The valuation of the forty-two shares of stock in Winbourne Shopping Center, Inc., was first fixed at $4,200.00, but the appraisers admitted that they only used the recited par value of $100.00 in making that estimate. A second appraisal was made at the request of Donald Little and Sandra Little Devine, appellees herein, and with directions from the trial judge to ascertain the fair market value of the stock as of July 2, 1965, the date of the decedent's death. It was found that the sole assets of the corporation were 23.76 acres of land and a service station lease thereon in the City of Baton Rouge. Two appraisers working independently but then confirming their results with each other appraised the value of the land at $17,500.00 per acre, or a total of $415,000.00, and the value of the lease at $60,000.00. The only debt was found to be a mortgage obligation amounting to $29,623.71, leaving the net value of the property at $445,376.29. The forty-two shares represented a one-sixth interest in the corporation, which was a small, closely held corporation.

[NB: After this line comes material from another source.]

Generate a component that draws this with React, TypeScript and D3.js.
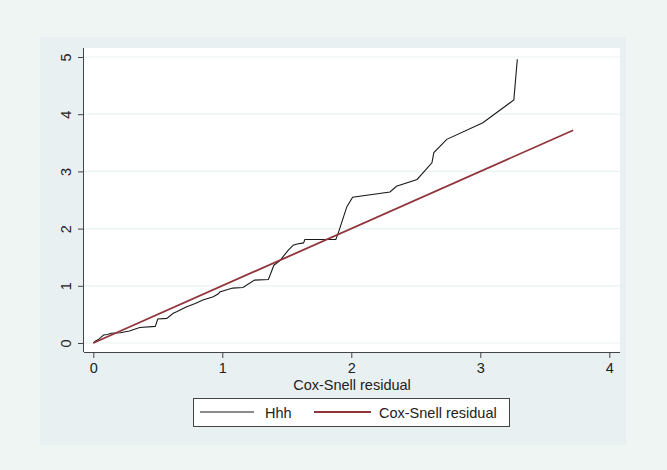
import { useRef, useEffect } from "react";
import * as d3 from "d3";

// Nelson-Aalen cumulative hazard ("Hhh") against Cox-Snell residual
const hhhX = [
  0, 0.02, 0.04, 0.065, 0.08, 0.11, 0.14, 0.21, 0.28, 0.36, 0.48, 0.5, 0.57,
  0.62, 0.65, 0.72, 0.79, 0.85, 0.93, 0.97, 0.98, 1.08, 1.16, 1.25, 1.357,
  1.376, 1.4, 1.447, 1.51, 1.55, 1.58, 1.63, 1.64, 1.88, 1.9, 1.965, 2.01, 2.3,
  2.35, 2.51, 2.625, 2.64, 2.74, 3.02, 3.26, 3.287,
];
const hhhY = [
  0, 0.04, 0.06, 0.11, 0.14, 0.15, 0.17, 0.18, 0.21, 0.27, 0.29, 0.42, 0.43,
  0.52, 0.55, 0.63, 0.69, 0.75, 0.81, 0.86, 0.89, 0.96, 0.97, 1.1, 1.11, 1.22,
  1.36, 1.44, 1.62, 1.71, 1.73, 1.75, 1.81, 1.81, 1.93, 2.38, 2.55, 2.64, 2.74,
  2.86, 3.15, 3.33, 3.56, 3.85, 4.25, 4.96,
];
// reference line y = x
const refX = [0, 3.72];

const xTicks = [0, 1, 2, 3, 4];
const yTicks = [0, 1, 2, 3, 4, 5];
const legendLabels = ["Hhh", "Cox-Snell residual"];

const width = 667;
const height = 470;
const font = "'Liberation Sans', Arial, sans-serif";
const fs = 14.5;

const App = () => {
  const svgRef = useRef<SVGSVGElement>(null);

  useEffect(() => {
    const svg = d3.select(svgRef.current);
    svg.selectAll("*").remove();

    svg.append("rect").attr("width", width).attr("height", height).attr("fill", "#eff5f2");
    svg.append("rect").attr("x", 40).attr("y", 37).attr("width", 586).attr("height", 408).attr("fill", "#e8f0f2");
    svg.append("rect").attr("x", 84).attr("y", 48).attr("width", 536).attr("height", 304).attr("fill", "#ffffff");

    const x = d3.scaleLinear().domain([0, 4]).range([93.3, 609.3]);
    const y = d3.scaleLinear().domain([0, 5]).range([343, 57]);

    // gridlines
    svg
      .append("g")
      .selectAll("line")
      .data(yTicks)
      .enter()
      .append("line")
      .attr("x1", 84)
      .attr("x2", 620)
      .attr("y1", (d) => y(d))
      .attr("y2", (d) => y(d))
      .attr("stroke", "#eaf2f3")
      .attr("stroke-width", 1.2);

    const line = d3
      .line<[number, number]>()
      .x((d) => x(d[0]))
      .y((d) => y(d[1]));

    svg
      .append("path")
      .datum(hhhX.map((v, i) => [v, hhhY[i]] as [number, number]))
      .attr("d", line)
      .attr("fill", "none")
      .attr("stroke", "#1a1a1a")
      .attr("stroke-width", 1.1);

    svg
      .append("path")
      .datum(refX.map((v) => [v, v] as [number, number]))
      .attr("d", line)
      .attr("fill", "none")
      .attr("stroke", "#90353b")
      .attr("stroke-width", 1.8);

    // axes
    const gx = svg
      .append("g")
      .attr("transform", "translate(0,352)")
      .call(d3.axisBottom(x).tickValues(xTicks).tickSize(6).tickFormat(d3.format("d")));
    gx.select(".domain").attr("d", "M84,0.5H620").attr("stroke", "#444");
    gx.selectAll(".tick text").attr("y", 21).attr("dy", "0");

    const gy = svg
      .append("g")
      .attr("transform", "translate(84,0)")
      .call(d3.axisLeft(y).tickValues(yTicks).tickSize(6).tickFormat(d3.format("d")));
    gy.select(".domain").attr("d", "M-0.5,48V352").attr("stroke", "#444");
    gy.selectAll(".tick text")
      .attr("transform", "rotate(-90)")
      .attr("x", 0)
      .attr("y", -13)
      .attr("dy", "0")
      .attr("text-anchor", "middle");

    svg.selectAll(".tick line").attr("stroke", "#444");
    svg
      .selectAll(".tick text")
      .attr("font-family", font)
      .attr("font-size", fs)
      .attr("fill", "#222");

    svg
      .append("text")
      .attr("x", 352)
      .attr("y", 390)
      .attr("text-anchor", "middle")
      .attr("font-family", font)
      .attr("font-size", fs)
      .attr("fill", "#222")
      .text("Cox-Snell residual");

    // legend
    const lg = svg.append("g");
    lg.append("rect")
      .attr("x", 193.5)
      .attr("y", 398.5)
      .attr("width", 316)
      .attr("height", 28)
      .attr("fill", "#ffffff")
      .attr("stroke", "#444");
    const items = [
      { x0: 200, x1: 254, tx: 265, color: "#1a1a1a", w: 1.1 },
      { x0: 314, x1: 371, tx: 379, color: "#90353b", w: 1.8 },
    ];
    items.forEach((it, i) => {
      lg.append("line")
        .attr("x1", it.x0)
        .attr("x2", it.x1)
        .attr("y1", 412)
        .attr("y2", 412)
        .attr("stroke", it.color)
        .attr("stroke-width", it.w);
      lg.append("text")
        .attr("x", it.tx)
        .attr("y", 418)
        .attr("font-family", font)
        .attr("font-size", fs)
        .attr("fill", "#222")
        .text(legendLabels[i]);
    });
  }, []);

  return (
    <div style={{ position: "absolute", left: 0, top: 0 }}>
      <svg ref={svgRef} width={width} height={height} style={{ display: "block" }}></svg>
    </div>
  );
};

export default App;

The appraisers testified that under these circumstances the value of the stock and the value of the interest in the real estate represented by the stock were virtually the same. The trial judge relied on this testimony to fix the value of the stock at $74,228.70. In response to questions on other factors which might affect the true value of the stock, such as availability of a willing buyer, restrictions on use of the land under the articles of incorporation, expenses which would be incurred in a sale or an outstanding option to buy only a portion of the tract, the appraisers said that their valuation would not be significantly affected by such considerations. No experts were called to rebut their testimony on these points and we are of the opinion that the acceptance of these views by the trial judge was justified.

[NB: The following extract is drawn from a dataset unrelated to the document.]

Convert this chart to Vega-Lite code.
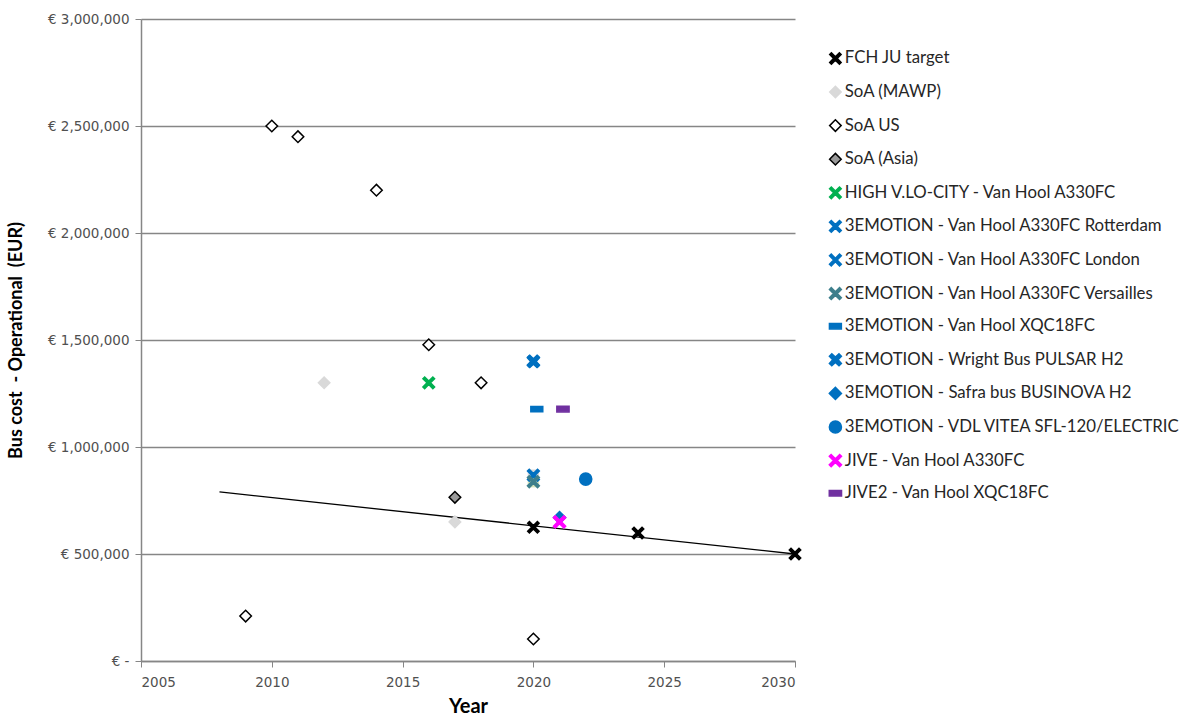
{
  "$schema": "https://vega.github.io/schema/vega-lite/v6.json",
  "width": 654,
  "height": 642,
  "autosize": "none",
  "padding": {"left": 141, "top": 19, "right": 384, "bottom": 56},
  "background": "white",
  "config": {
    "view": {"stroke": null},
    "font": "Lato",
    "axis": {"labelFont": "DejaVu Sans", "titleFont": "Lato", "labelColor": "#505050", "labelFontSize": 13.5, "titleFontSize": 20, "titleFontWeight": "bold", "titleColor": "#000000", "domainColor": "#868686", "tickColor": "#868686", "gridColor": "#868686", "domainWidth": 1.5, "gridWidth": 1.3}
  },
  "datasets": {
    "points": [
      {"series": "FCH JU target", "year": 2020, "cost": 625000},
      {"series": "FCH JU target", "year": 2024, "cost": 598000},
      {"series": "FCH JU target", "year": 2030, "cost": 500000},
      {"series": "SoA (MAWP)", "year": 2012, "cost": 1300000},
      {"series": "SoA (MAWP)", "year": 2017, "cost": 650000},
      {"series": "SoA US", "year": 2009, "cost": 210000},
      {"series": "SoA US", "year": 2010, "cost": 2500000},
      {"series": "SoA US", "year": 2011, "cost": 2450000},
      {"series": "SoA US", "year": 2014, "cost": 2200000},
      {"series": "SoA US", "year": 2016, "cost": 1478000},
      {"series": "SoA US", "year": 2018, "cost": 1300000},
      {"series": "SoA US", "year": 2020, "cost": 103000},
      {"series": "SoA (Asia)", "year": 2017, "cost": 765000},
      {"series": "HIGH V.LO-CITY - Van Hool A330FC", "year": 2016, "cost": 1300000},
      {"series": "3EMOTION - Van Hool A330FC Rotterdam", "year": 2020, "cost": 1400000},
      {"series": "3EMOTION - Van Hool A330FC London", "year": 2020, "cost": 868000},
      {"series": "3EMOTION - Van Hool A330FC Versailles", "year": 2020, "cost": 838000},
      {"series": "3EMOTION - Van Hool XQC18FC", "year": 2020.13, "cost": 1177000},
      {"series": "3EMOTION - Wright Bus PULSAR H2", "year": 2020, "cost": 1400000},
      {"series": "3EMOTION - Safra bus BUSINOVA H2", "year": 2021, "cost": 670000},
      {"series": "3EMOTION - VDL VITEA SFL-120/ELECTRIC", "year": 2022, "cost": 850000},
      {"series": "JIVE - Van Hool A330FC", "year": 2021, "cost": 650000},
      {"series": "JIVE2 - Van Hool XQC18FC", "year": 2021.13, "cost": 1177000}
    ],
    "trend": [
      {"year": 2008, "cost": 790000},
      {"year": 2030, "cost": 500000}
    ]
  },
  "layer": [
    {
      "data": {"name": "trend"},
      "mark": {"type": "line", "color": "#000000", "strokeWidth": 1.3},
      "encoding": {
        "x": {"field": "year", "type": "quantitative", "scale": {"domain": [2005, 2030], "nice": false, "zero": false},
          "axis": {"title": "Year", "values": [2005, 2010, 2015, 2020, 2025, 2030], "format": "d", "grid": false, "tickSize": 6, "labelPadding": 8, "titlePadding": 8}},
        "y": {"field": "cost", "type": "quantitative", "scale": {"domain": [0, 3000000], "nice": false},
          "axis": {"title": "Bus cost \u00a0- Operational \u00a0(EUR)", "titleFontSize": 18, "values": [0, 500000, 1000000, 1500000, 2000000, 2500000, 3000000], "labelExpr": "datum.value == 0 ? '€ -' : '€ ' + format(datum.value, ',')", "grid": true, "tickSize": 6, "labelPadding": 6, "titlePadding": 22}}
      }
    },
    {
      "data": {"name": "points"},
      "transform": [{"filter": "datum.series == '3EMOTION - Van Hool A330FC London'"}],
      "mark": {"type": "square", "color": "#D9D9D9", "size": 130, "opacity": 1},
      "encoding": {"x": {"field": "year", "type": "quantitative"}, "y": {"field": "cost", "type": "quantitative"}}
    },
    {
      "data": {"name": "points"},
      "transform": [{"filter": "datum.series == '3EMOTION - Van Hool A330FC Versailles'"}],
      "mark": {"type": "square", "color": "#D7E4BD", "size": 130, "opacity": 1},
      "encoding": {"x": {"field": "year", "type": "quantitative"}, "y": {"field": "cost", "type": "quantitative"}}
    },
    {
      "data": {"name": "points"},
      "mark": {"type": "point", "opacity": 1, "strokeWidth": 1.5},
      "encoding": {
        "x": {"field": "year", "type": "quantitative"},
        "y": {"field": "cost", "type": "quantitative"},
        "shape": {"field": "series", "type": "nominal", "scale": {
          "domain": ["FCH JU target", "SoA (MAWP)", "SoA US", "SoA (Asia)", "HIGH V.LO-CITY - Van Hool A330FC", "3EMOTION - Van Hool A330FC Rotterdam", "3EMOTION - Van Hool A330FC London", "3EMOTION - Van Hool A330FC Versailles", "3EMOTION - Van Hool XQC18FC", "3EMOTION - Wright Bus PULSAR H2", "3EMOTION - Safra bus BUSINOVA H2", "3EMOTION - VDL VITEA SFL-120/ELECTRIC", "JIVE - Van Hool A330FC", "JIVE2 - Van Hool XQC18FC"],
          "range": [
            "M-1,-0.7L-0.7,-1L0,-0.3L0.7,-1L1,-0.7L0.3,0L1,0.7L0.7,1L0,0.3L-0.7,1L-1,0.7L-0.3,0Z",
            "diamond",
            "diamond",
            "diamond",
            "M-1,-0.7L-0.7,-1L0,-0.3L0.7,-1L1,-0.7L0.3,0L1,0.7L0.7,1L0,0.3L-0.7,1L-1,0.7L-0.3,0Z",
            "M-1,-0.7L-0.7,-1L0,-0.3L0.7,-1L1,-0.7L0.3,0L1,0.7L0.7,1L0,0.3L-0.7,1L-1,0.7L-0.3,0Z",
            "M-1,-0.7L-0.7,-1L0,-0.3L0.7,-1L1,-0.7L0.3,0L1,0.7L0.7,1L0,0.3L-0.7,1L-1,0.7L-0.3,0Z",
            "M-1,-0.7L-0.7,-1L0,-0.3L0.7,-1L1,-0.7L0.3,0L1,0.7L0.7,1L0,0.3L-0.7,1L-1,0.7L-0.3,0Z",
            "M-1,-0.45L1,-0.45L1,0.45L-1,0.45Z",
            "M-1,-0.6L-0.6,-1L0,-0.45L0.6,-1L1,-0.6L0.45,0L1,0.6L0.6,1L0,0.45L-0.6,1L-1,0.6L-0.45,0Z",
            "diamond",
            "circle",
            "M-1,-0.7L-0.7,-1L0,-0.3L0.7,-1L1,-0.7L0.3,0L1,0.7L0.7,1L0,0.3L-0.7,1L-1,0.7L-0.3,0Z",
            "M-1,-0.45L1,-0.45L1,0.45L-1,0.45Z"
          ]}, "legend": {
          "orient": "none", "legendX": 686, "legendY": 31, "title": null,
          "labelFont": "Lato", "labelFontSize": 16.8, "labelColor": "#262626", "rowPadding": 14.6, "labelLimit": 400, "symbolOpacity": 1, "symbolStrokeWidth": 1.5, "labelOffset": 1
        }},
        "fill": {"field": "series", "type": "nominal", "scale": {
          "domain": ["FCH JU target", "SoA (MAWP)", "SoA US", "SoA (Asia)", "HIGH V.LO-CITY - Van Hool A330FC", "3EMOTION - Van Hool A330FC Rotterdam", "3EMOTION - Van Hool A330FC London", "3EMOTION - Van Hool A330FC Versailles", "3EMOTION - Van Hool XQC18FC", "3EMOTION - Wright Bus PULSAR H2", "3EMOTION - Safra bus BUSINOVA H2", "3EMOTION - VDL VITEA SFL-120/ELECTRIC", "JIVE - Van Hool A330FC", "JIVE2 - Van Hool XQC18FC"],
          "range": ["#000000", "#D9D9D9", "#FFFFFF", "#9A9A9A", "#00B050", "#0070C0", "#0070C0", "#3E7F8C", "#0070C0", "#0070C0", "#0070C0", "#0070C0", "#FF00FF", "#7030A0"]}},
        "stroke": {"field": "series", "type": "nominal", "scale": {
          "domain": ["FCH JU target", "SoA (MAWP)", "SoA US", "SoA (Asia)", "HIGH V.LO-CITY - Van Hool A330FC", "3EMOTION - Van Hool A330FC Rotterdam", "3EMOTION - Van Hool A330FC London", "3EMOTION - Van Hool A330FC Versailles", "3EMOTION - Van Hool XQC18FC", "3EMOTION - Wright Bus PULSAR H2", "3EMOTION - Safra bus BUSINOVA H2", "3EMOTION - VDL VITEA SFL-120/ELECTRIC", "JIVE - Van Hool A330FC", "JIVE2 - Van Hool XQC18FC"],
          "range": ["#000000", "#D9D9D9", "#000000", "#000000", "#00B050", "#0070C0", "#0070C0", "#3E7F8C", "#0070C0", "#0070C0", "#0070C0", "#0070C0", "#FF00FF", "#7030A0"]}},
        "size": {"field": "series", "type": "nominal", "scale": {
          "domain": ["FCH JU target", "SoA (MAWP)", "SoA US", "SoA (Asia)", "HIGH V.LO-CITY - Van Hool A330FC", "3EMOTION - Van Hool A330FC Rotterdam", "3EMOTION - Van Hool A330FC London", "3EMOTION - Van Hool A330FC Versailles", "3EMOTION - Van Hool XQC18FC", "3EMOTION - Wright Bus PULSAR H2", "3EMOTION - Safra bus BUSINOVA H2", "3EMOTION - VDL VITEA SFL-120/ELECTRIC", "JIVE - Van Hool A330FC", "JIVE2 - Van Hool XQC18FC"],
          "range": [130, 150, 100, 100, 130, 130, 130, 130, 90, 170, 130, 340, 130, 90]}}
      }
    }
  ]
}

The application for a new trial was based on allegations of newly discovered evidence relative to the value of the stock. It was alleged that since the date of the judgment, August 29, 1969, another stockholder had sold a similar interest for only $28,000.00. It was further alleged that a suit had been filed by the vendors of the land sold to the corporation seeking to rescind the sale. Although this evidence may have been newly discovered, we fail to see how it would affect the fair market value of the stock more than four years earlier at the time of decedent's death. The refusal to grant the new trial was not error in our opinion.

That portion of the judgment which purported to send the heirs into possession was prematurely rendered. La. Code of Civil Procedure Articles 2951, 3061 and 3381 require proof that inheritance taxes have been paid or that none are due or that the amount claimed by the tax collector has been deposited in the registry of the court before a judgment of possession may be rendered. In the instant case, no taxes were assessed because of the disputes over the property belonging to the succession and the value thereof. However, only that portion of the judgment is invalid. Therefore, this matter is remanded for the limited purposes of assessment and payment of such taxes as may be due and of rendering a judgment of possession thereafter, all in accordance with the views expressed in this opinion.

Accordingly, the judgment appealed from insofar as it pertains to the amended inventory is affirmed; the judgment of the trial court relating to the itemized list of debts is amended to increase the obligation owed by the community to the separate estate of Phebus Hotard from $1,619.78 to the sum of $5,396.78, in all other respects the judgment is affirmed; the judgment of the district court placing the surviving spouse and heirs of the decedent in possession of their respective interests in the property and estate of the decedent is reversed and set aside and this matter is remanded to the district court for the limited purpose of satisfying the claims of the inheritance tax collector as a condition to any judgment by the court placing the surviving spouse and heirs in possession. The cost of this appeal is to be paid by the estate and succession of Velora Agnes Hotard.

Affirmed as amended, reversed in part and remanded.